I have not been to a Ruth's Chris, but maybe to put it in perspective, it is one of those high-end steak houses in the vein of Morton's, Capitol Grille, Smith & Wollensky and Peter Luger (and I'm hesitant to put the independent PL in with that crowd) that caters to the business expense account crowd. There's a reason they advertise in the airline in-flight magazines. In the days of smoking I'd expect to see a lot of cigars and maybe a humidor. I'd still expect lots of big wines and brandys. As such I would expect everything to be high-end, ala carte, and pricey. In a major city, expect to drop $50+ a head before drinks and the sky's the limit.
Boston has been flooded with these in the past decade or so with most of the major chains establishing a foothold. Morton's has been here longer and was looking a bit tatty when I was there about a year and a half ago. Capitol Grille came out of Providence and, I believe, made their first expansions in Boston and the suburbs.
Smith & Wollensky and Ruth's Chris made their moves when they could find very attractive historic locations which would attract a wallet-bearing clientele just to be in the building. S&W is in "The Castle," a beautiful Victorian-era armory (legend has it that the Brahmins built it as a buffer to discourage the Irish and Italian immigrants in the South End from revolt) in the lower Back Bay, close to the downtown business district and good hotels and shopping.

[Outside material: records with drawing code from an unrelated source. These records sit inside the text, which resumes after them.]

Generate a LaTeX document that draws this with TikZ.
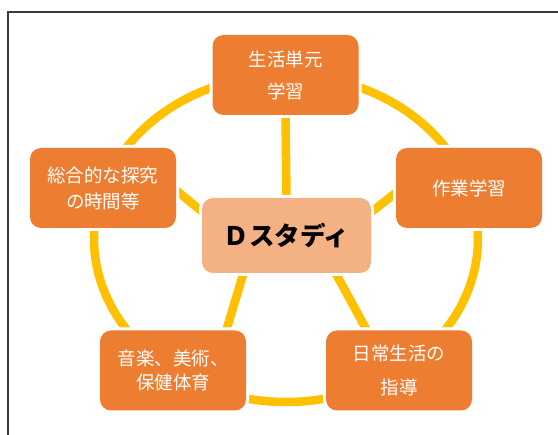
\documentclass[tikz,border=0pt]{standalone}
\usepackage{fontspec}
\newfontfamily\cjk{Noto Sans CJK JP}
\usetikzlibrary{calc,backgrounds}
\definecolor{nodeor}{HTML}{ED7D31}
\definecolor{centor}{HTML}{F4B183}
\definecolor{ringy}{HTML}{FFC000}
\definecolor{frameg}{HTML}{3A3A3A}
\begin{document}
\begin{tikzpicture}[x=1pt,y=-1pt,
  outer/.style={fill=nodeor, rounded corners=11pt, minimum width=146pt, minimum height=80pt,
    inner sep=0pt, align=center, text=white, preaction={draw=white,line width=6pt}},
  hub/.style={fill=centor, rounded corners=11pt, minimum width=169pt, minimum height=75pt,
    inner sep=0pt, text=black, font=\cjk\bfseries\fontsize{25.5}{30}\selectfont,
    preaction={draw=white,line width=6pt}},
  link/.style={draw=ringy, line width=8.5pt}]
\useasboundingbox (0,0) rectangle (558,435);
\draw[frameg, line width=1.6pt] (8.2,436) -- (8.2,12) -- (559,12);

\node[outer, font=\cjk\fontsize{18.5}{32}\selectfont] (t) at (285.5,75) {生活単元\\学習};
\node[outer, font=\cjk\fontsize{18.5}{26}\selectfont] (l) at (103,188) {総合的な探究\\の時間等};
\node[outer, font=\cjk\fontsize{18.5}{26}\selectfont] (r) at (469,188) {作業学習};
\node[outer, font=\cjk\fontsize{18.5}{24}\selectfont] (bl) at (173,370.5) {音楽、美術、\\保健体育};
\node[outer, font=\cjk\fontsize{18.5}{34}\selectfont] (br) at (399,370.5) {日常生活の\\指導};
\node[hub] (c) at (286.5,235.5) {Ｄスタディ};

\begin{scope}[on background layer]
  \fill[white] (0,0) rectangle (558,435);
  \draw[link] (286,238.5) ellipse [x radius=192, y radius=163.5];
  \draw[link] (c.north) -- (t.south);
  \draw[link] ($(c.north west)!0.18!(c.south west)$) -- ($(l.north east)!0.53!(l.south east)$);
  \draw[link] ($(c.north east)!0.19!(c.south east)$) -- ($(r.north west)!0.56!(r.south west)$);
  \draw[link] ($(c.south west)!0.246!(c.south east)$) -- ($(bl.north west)!0.864!(bl.north east)$);
  \draw[link] ($(c.south west)!0.79!(c.south east)$) -- ($(br.north west)!0.28!(br.north east)$);
\end{scope}
\end{tikzpicture}
\end{document}
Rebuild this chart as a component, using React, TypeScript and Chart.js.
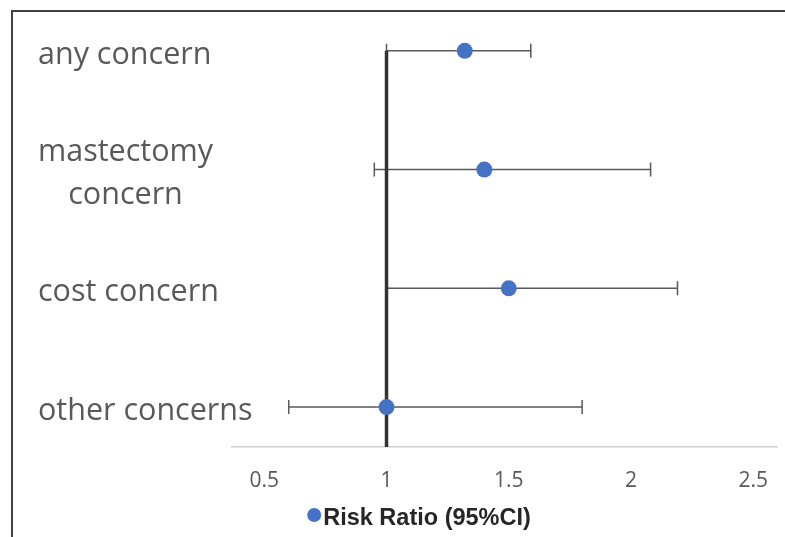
import React, { useEffect, useRef } from "react";
import { Chart, registerables } from "chart.js";

Chart.register(...registerables);

// ---- data ----
const categories: (string | string[])[] = [
  "any concern",
  ["mastectomy", "concern"],
  "cost concern",
  "other concerns",
];
const riskRatio = [1.32, 1.4, 1.5, 1.0];
const ciLow = [1.0, 0.95, 1.0, 0.6];
const ciHigh = [1.59, 2.08, 2.19, 1.8];
const xTicks = [0.5, 1, 1.5, 2, 2.5];
const referenceValue = 1;
const seriesLabel = "Risk Ratio (95%CI)";

// ---- styling ----
const CANVAS_W = 840;
const CANVAS_H = 537;
const X_MIN = 0.368;
const X_MAX = 2.597;
const Y_MIN = 0.664;
const Y_MAX = 4.26;
const POINT_COLOR = "#4472C4";
const TEXT_GRAY = "#595959";
const CAT_FONT = "'Open Sans', 'DejaVu Sans', sans-serif";
const LEGEND_FONT = "bold 23.5px 'Liberation Sans', Arial, sans-serif";

const rowOf = (i: number) => categories.length - i;

const borderPlugin = {
  id: "outerBorder",
  beforeDraw(chart: any) {
    const ctx = chart.ctx;
    ctx.save();
    ctx.fillStyle = "#ffffff";
    ctx.fillRect(0, 0, chart.width, chart.height);
    ctx.strokeStyle = "#404040";
    ctx.lineWidth = 2;
    ctx.strokeRect(12, 11, chart.width + 50, chart.height + 50);
    ctx.restore();
  },
};

const categoryLabelPlugin = {
  id: "categoryLabels",
  afterDraw(chart: any) {
    const ctx = chart.ctx;
    const ys = chart.scales.y;
    const left = ys.left;
    const lineGap = 43;
    ctx.save();
    ctx.font = `30.5px ${CAT_FONT}`;
    ctx.fillStyle = TEXT_GRAY;
    ctx.textBaseline = "middle";
    categories.forEach((lab, i) => {
      const yc = ys.getPixelForValue(rowOf(i)) + 4;
      const lines = Array.isArray(lab) ? lab : [lab];
      const widths = lines.map((l) => ctx.measureText(l).width);
      const maxW = Math.max(...widths);
      lines.forEach((l, k) => {
        const y = yc + (k - (lines.length - 1) / 2) * lineGap;
        if (lines.length > 1) {
          ctx.textAlign = "center";
          ctx.fillText(l, left + maxW / 2, y);
        } else {
          ctx.textAlign = "left";
          ctx.fillText(l, left, y);
        }
      });
    });
    ctx.restore();
  },
};

const errorBarPlugin = {
  id: "errorBars",
  beforeDatasetsDraw(chart: any) {
    const ctx = chart.ctx;
    const xs = chart.scales.x;
    const ys = chart.scales.y;
    ctx.save();
    ctx.strokeStyle = "#595959";
    ctx.lineWidth = 1.5;
    const cap = 7;
    categories.forEach((_, i) => {
      const y = ys.getPixelForValue(rowOf(i));
      const x0 = xs.getPixelForValue(ciLow[i]);
      const x1 = xs.getPixelForValue(ciHigh[i]);
      ctx.beginPath();
      ctx.moveTo(x0, y);
      ctx.lineTo(x1, y);
      ctx.moveTo(x0, y - cap);
      ctx.lineTo(x0, y + cap);
      ctx.moveTo(x1, y - cap);
      ctx.lineTo(x1, y + cap);
      ctx.stroke();
    });
    ctx.restore();
  },
};

const legendPlugin = {
  id: "customLegend",
  afterDraw(chart: any) {
    const ctx = chart.ctx;
    ctx.save();
    ctx.font = LEGEND_FONT;
    const tw = ctx.measureText(seriesLabel).width;
    const r = 7;
    const gap = 2;
    const total = 2 * r + gap + tw;
    const left = chart.width / 2 - total / 2 - 1;
    const cy = chart.chartArea.bottom + 72;
    ctx.fillStyle = POINT_COLOR;
    ctx.beginPath();
    ctx.arc(left + r, cy - 4, r, 0, Math.PI * 2);
    ctx.fill();
    ctx.fillStyle = "#262626";
    ctx.textBaseline = "middle";
    ctx.textAlign = "left";
    ctx.fillText(seriesLabel, left + 2 * r + gap, cy);
    ctx.restore();
  },
};

export default function App() {
  const canvasRef = useRef<HTMLCanvasElement | null>(null);

  useEffect(() => {
    if (!canvasRef.current) return;
    const chart = new Chart(canvasRef.current, {
      type: "scatter",
      data: {
        datasets: [
          {
            label: seriesLabel,
            data: riskRatio.map((v, i) => ({ x: v, y: rowOf(i) })),
            backgroundColor: POINT_COLOR,
            borderColor: POINT_COLOR,
            borderWidth: 0,
            pointRadius: 8,
            pointHoverRadius: 8,
            order: 0,
          },
          {
            label: "reference",
            data: [
              { x: referenceValue, y: rowOf(0) },
              { x: referenceValue, y: Y_MIN },
            ],
            showLine: true,
            borderColor: "#333333",
            borderWidth: 3.5,
            pointRadius: 0,
            order: 1,
          } as any,
        ],
      },
      options: {
        responsive: false,
        animation: false,
        devicePixelRatio: 1,
        layout: { padding: { top: 20, left: 38, right: CANVAS_W - 777, bottom: 0 } },
        plugins: {
          legend: { display: false },
          tooltip: { enabled: false },
        },
        scales: {
          x: {
            type: "linear",
            min: X_MIN,
            max: X_MAX,
            afterBuildTicks: (scale: any) => {
              scale.ticks = xTicks.map((v) => ({ value: v }));
            },
            afterFit: (scale: any) => {
              scale.height = 90;
            },
            grid: { display: false, drawTicks: false },
            border: { display: true, color: "#d0d0d0", width: 1.5 },
            ticks: {
              color: TEXT_GRAY,
              padding: 21,
              font: { family: CAT_FONT, size: 21 },
              callback: (v: any) => String(v),
            },
          },
          y: {
            type: "linear",
            min: Y_MIN,
            max: Y_MAX,
            afterFit: (scale: any) => {
              scale.width = 232 - 38;
            },
            grid: { display: false, drawTicks: false },
            border: { display: false },
            ticks: { display: false },
          },
        },
      } as any,
      plugins: [borderPlugin, errorBarPlugin, categoryLabelPlugin, legendPlugin],
    });
    return () => chart.destroy();
  }, []);

  return (
    <div
      style={{
        position: "fixed",
        left: 0,
        top: 0,
        width: 785,
        height: 537,
        overflow: "hidden",
        background: "#fff",
      }}
    >
      <canvas
        ref={canvasRef}
        width={CANVAS_W}
        height={CANVAS_H}
        style={{ display: "block", width: CANVAS_W, height: CANVAS_H }}
      />
    </div>
  );
}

Ruth's Chris is the latest addition and they have been open that they waited until they could find the right property. They've got Old City Hall downtown, an elegant Second-Empire Beaux-Arts manse near shopping, government and financial districts. For many years it was the home of Boston's leading French restaurant, Maison Robert.
Personally, I will enjoy any of these places when the company is paying for it, and preferably when my host knows his wines.